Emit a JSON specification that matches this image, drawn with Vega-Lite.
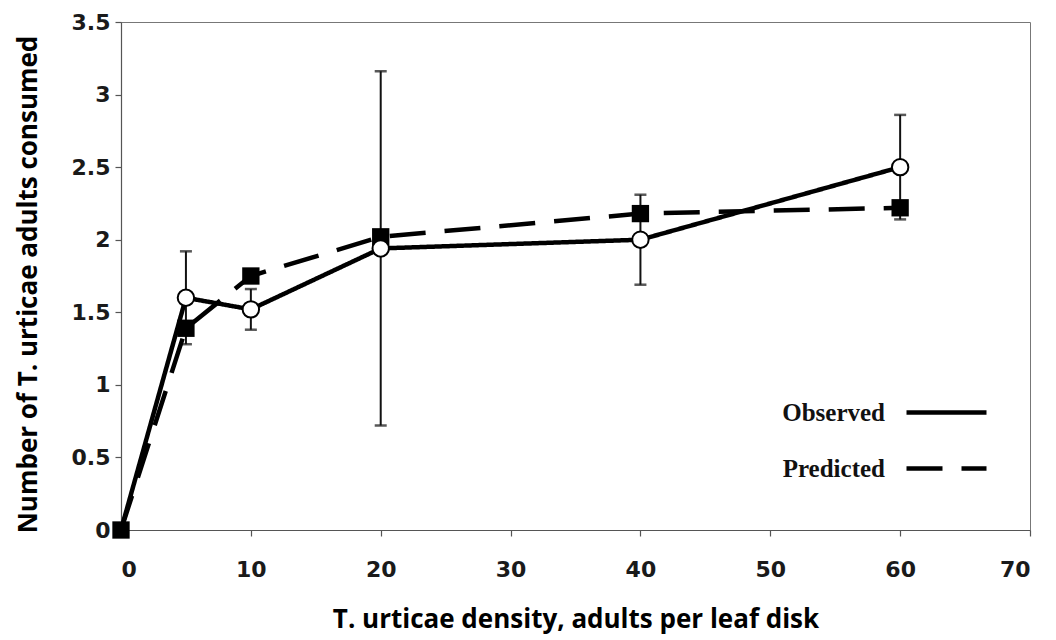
{
  "$schema": "https://vega.github.io/schema/vega-lite/v6.json",
  "width": 909,
  "height": 508,
  "autosize": {"type": "none"},
  "padding": {"left": 121, "top": 22, "right": 26, "bottom": 110},
  "background": "white",
  "config": {
    "view": {"stroke": "#777", "strokeWidth": 1},
    "axis": {
      "grid": false,
      "domainColor": "#555",
      "domainWidth": 1.2,
      "tickColor": "#555",
      "tickWidth": 1.2,
      "tickSize": 6,
      "labelFont": "DejaVu Sans",
      "labelFontWeight": "bold",
      "labelFontSize": 22,
      "labelColor": "#1a1a1a",
      "titleFont": "Open Sans",
      "titleFontWeight": "bold",
      "titleFontSize": 26,
      "titleColor": "#000"
    }
  },
  "datasets": {
    "series": [
      {"x": 0, "y": 0, "series": "Observed"},
      {"x": 5, "y": 1.6, "series": "Observed"},
      {"x": 10, "y": 1.52, "series": "Observed"},
      {"x": 20, "y": 1.94, "series": "Observed"},
      {"x": 40, "y": 2.0, "series": "Observed"},
      {"x": 60, "y": 2.5, "series": "Observed"},
      {"x": 0, "y": 0, "series": "Predicted"},
      {"x": 5, "y": 1.39, "series": "Predicted"},
      {"x": 10, "y": 1.75, "series": "Predicted"},
      {"x": 20, "y": 2.02, "series": "Predicted"},
      {"x": 40, "y": 2.18, "series": "Predicted"},
      {"x": 60, "y": 2.22, "series": "Predicted"}
    ],
    "errors": [
      {"x": 5, "lo": 1.28, "hi": 1.92},
      {"x": 10, "lo": 1.38, "hi": 1.66},
      {"x": 20, "lo": 0.72, "hi": 3.16},
      {"x": 40, "lo": 1.69, "hi": 2.31},
      {"x": 60, "lo": 2.14, "hi": 2.86}
    ]
  },
  "layer": [
    {
      "data": {"name": "errors"},
      "mark": {"type": "rule", "color": "#111", "strokeWidth": 2},
      "encoding": {
        "x": {"field": "x", "type": "quantitative", "scale": {"domain": [0, 70]},
          "axis": {"values": [0, 10, 20, 30, 40, 50, 60, 70], "labelPadding": 23, "title": "T. urticae density, adults per leaf disk", "titlePadding": 26}},
        "y": {"field": "lo", "type": "quantitative", "scale": {"domain": [0, 3.5]},
          "axis": {"values": [0, 0.5, 1, 1.5, 2, 2.5, 3, 3.5], "labelExpr": "'' + datum.value", "labelPadding": 5, "title": "Number of T. urticae adults consumed", "titlePadding": 30, "titleY": 262}},
        "y2": {"field": "hi"}
      }
    },
    {
      "data": {"name": "errors"},
      "mark": {"type": "tick", "orient": "horizontal", "color": "#111", "size": 12, "thickness": 2.5},
      "encoding": {
        "x": {"field": "x", "type": "quantitative"},
        "y": {"field": "lo", "type": "quantitative"}
      }
    },
    {
      "data": {"name": "errors"},
      "mark": {"type": "tick", "orient": "horizontal", "color": "#111", "size": 12, "thickness": 2.5},
      "encoding": {
        "x": {"field": "x", "type": "quantitative"},
        "y": {"field": "hi", "type": "quantitative"}
      }
    },
    {
      "data": {"name": "series"},
      "mark": {"type": "line", "color": "#000", "strokeWidth": 4.5},
      "encoding": {
        "x": {"field": "x", "type": "quantitative"},
        "y": {"field": "y", "type": "quantitative"},
        "detail": {"field": "series", "type": "nominal"},
        "strokeDash": {
          "field": "series", "type": "nominal",
          "scale": {"domain": ["Observed", "Predicted"], "range": [[1, 0], [36, 19]]},
          "legend": {
            "orient": "none",
            "legendX": 783,
            "legendY": 348,
            "title": null,
            "padding": 0,
            "symbolType": "stroke",
            "symbolSize": 6400,
            "symbolStrokeWidth": 4.5,
            "symbolStrokeColor": "#000",
            "rowPadding": -45,
            "labelAlign": "right",
            "labelOffset": -104,
            "labelFont": "Liberation Serif",
            "labelFontWeight": "bold",
            "labelFontSize": 25,
            "labelColor": "#111",
            "labelLimit": 300
          }
        }
      }
    },
    {
      "data": {"name": "series"},
      "transform": [{"filter": "datum.series === 'Predicted'"}],
      "mark": {"type": "point", "shape": "square", "filled": true, "color": "#000", "size": 300, "opacity": 1},
      "encoding": {
        "x": {"field": "x", "type": "quantitative"},
        "y": {"field": "y", "type": "quantitative"}
      }
    },
    {
      "data": {"name": "series"},
      "transform": [{"filter": "datum.series === 'Observed' && datum.x > 0"}],
      "mark": {"type": "point", "shape": "circle", "filled": true, "fill": "#fff", "stroke": "#000", "strokeWidth": 2, "size": 270, "opacity": 1},
      "encoding": {
        "x": {"field": "x", "type": "quantitative"},
        "y": {"field": "y", "type": "quantitative"}
      }
    }
  ]
}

================================

● EXERCISE DESCRIPTION
Extract the full listing above verbatim; pictures are to be left out of the copy.

● RESPONSE
Emit a JSON specification that matches this image, drawn with Vega-Lite.
{
  "$schema": "https://vega.github.io/schema/vega-lite/v6.json",
  "width": 909,
  "height": 508,
  "autosize": {"type": "none"},
  "padding": {"left": 121, "top": 22, "right": 26, "bottom": 110},
  "background": "white",
  "config": {
    "view": {"stroke": "#777", "strokeWidth": 1},
    "axis": {
      "grid": false,
      "domainColor": "#555",
      "domainWidth": 1.2,
      "tickColor": "#555",
      "tickWidth": 1.2,
      "tickSize": 6,
      "labelFont": "DejaVu Sans",
      "labelFontWeight": "bold",
      "labelFontSize": 22,
      "labelColor": "#1a1a1a",
      "titleFont": "Open Sans",
      "titleFontWeight": "bold",
      "titleFontSize": 26,
      "titleColor": "#000"
    }
  },
  "datasets": {
    "series": [
      {"x": 0, "y": 0, "series": "Observed"},
      {"x": 5, "y": 1.6, "series": "Observed"},
      {"x": 10, "y": 1.52, "series": "Observed"},
      {"x": 20, "y": 1.94, "series": "Observed"},
      {"x": 40, "y": 2.0, "series": "Observed"},
      {"x": 60, "y": 2.5, "series": "Observed"},
      {"x": 0, "y": 0, "series": "Predicted"},
      {"x": 5, "y": 1.39, "series": "Predicted"},
      {"x": 10, "y": 1.75, "series": "Predicted"},
      {"x": 20, "y": 2.02, "series": "Predicted"},
      {"x": 40, "y": 2.18, "series": "Predicted"},
      {"x": 60, "y": 2.22, "series": "Predicted"}
    ],
    "errors": [
      {"x": 5, "lo": 1.28, "hi": 1.92},
      {"x": 10, "lo": 1.38, "hi": 1.66},
      {"x": 20, "lo": 0.72, "hi": 3.16},
      {"x": 40, "lo": 1.69, "hi": 2.31},
      {"x": 60, "lo": 2.14, "hi": 2.86}
    ]
  },
  "layer": [
    {
      "data": {"name": "errors"},
      "mark": {"type": "rule", "color": "#111", "strokeWidth": 2},
      "encoding": {
        "x": {"field": "x", "type": "quantitative", "scale": {"domain": [0, 70]},
          "axis": {"values": [0, 10, 20, 30, 40, 50, 60, 70], "labelPadding": 23, "title": "T. urticae density, adults per leaf disk", "titlePadding": 26}},
        "y": {"field": "lo", "type": "quantitative", "scale": {"domain": [0, 3.5]},
          "axis": {"values": [0, 0.5, 1, 1.5, 2, 2.5, 3, 3.5], "labelExpr": "'' + datum.value", "labelPadding": 5, "title": "Number of T. urticae adults consumed", "titlePadding": 30, "titleY": 262}},
        "y2": {"field": "hi"}
      }
    },
    {
      "data": {"name": "errors"},
      "mark": {"type": "tick", "orient": "horizontal", "color": "#111", "size": 12, "thickness": 2.5},
      "encoding": {
        "x": {"field": "x", "type": "quantitative"},
        "y": {"field": "lo", "type": "quantitative"}
      }
    },
    {
      "data": {"name": "errors"},
      "mark": {"type": "tick", "orient": "horizontal", "color": "#111", "size": 12, "thickness": 2.5},
      "encoding": {
        "x": {"field": "x", "type": "quantitative"},
        "y": {"field": "hi", "type": "quantitative"}
      }
    },
    {
      "data": {"name": "series"},
      "mark": {"type": "line", "color": "#000", "strokeWidth": 4.5},
      "encoding": {
        "x": {"field": "x", "type": "quantitative"},
        "y": {"field": "y", "type": "quantitative"},
        "detail": {"field": "series", "type": "nominal"},
        "strokeDash": {
          "field": "series", "type": "nominal",
          "scale": {"domain": ["Observed", "Predicted"], "range": [[1, 0], [36, 19]]},
          "legend": {
            "orient": "none",
            "legendX": 783,
            "legendY": 348,
            "title": null,
            "padding": 0,
            "symbolType": "stroke",
            "symbolSize": 6400,
            "symbolStrokeWidth": 4.5,
            "symbolStrokeColor": "#000",
            "rowPadding": -45,
            "labelAlign": "right",
            "labelOffset": -104,
            "labelFont": "Liberation Serif",
            "labelFontWeight": "bold",
            "labelFontSize": 25,
            "labelColor": "#111",
            "labelLimit": 300
          }
        }
      }
    },
    {
      "data": {"name": "series"},
      "transform": [{"filter": "datum.series === 'Predicted'"}],
      "mark": {"type": "point", "shape": "square", "filled": true, "color": "#000", "size": 300, "opacity": 1},
      "encoding": {
        "x": {"field": "x", "type": "quantitative"},
        "y": {"field": "y", "type": "quantitative"}
      }
    },
    {
      "data": {"name": "series"},
      "transform": [{"filter": "datum.series === 'Observed' && datum.x > 0"}],
      "mark": {"type": "point", "shape": "circle", "filled": true, "fill": "#fff", "stroke": "#000", "strokeWidth": 2, "size": 270, "opacity": 1},
      "encoding": {
        "x": {"field": "x", "type": "quantitative"},
        "y": {"field": "y", "type": "quantitative"}
      }
    }
  ]
}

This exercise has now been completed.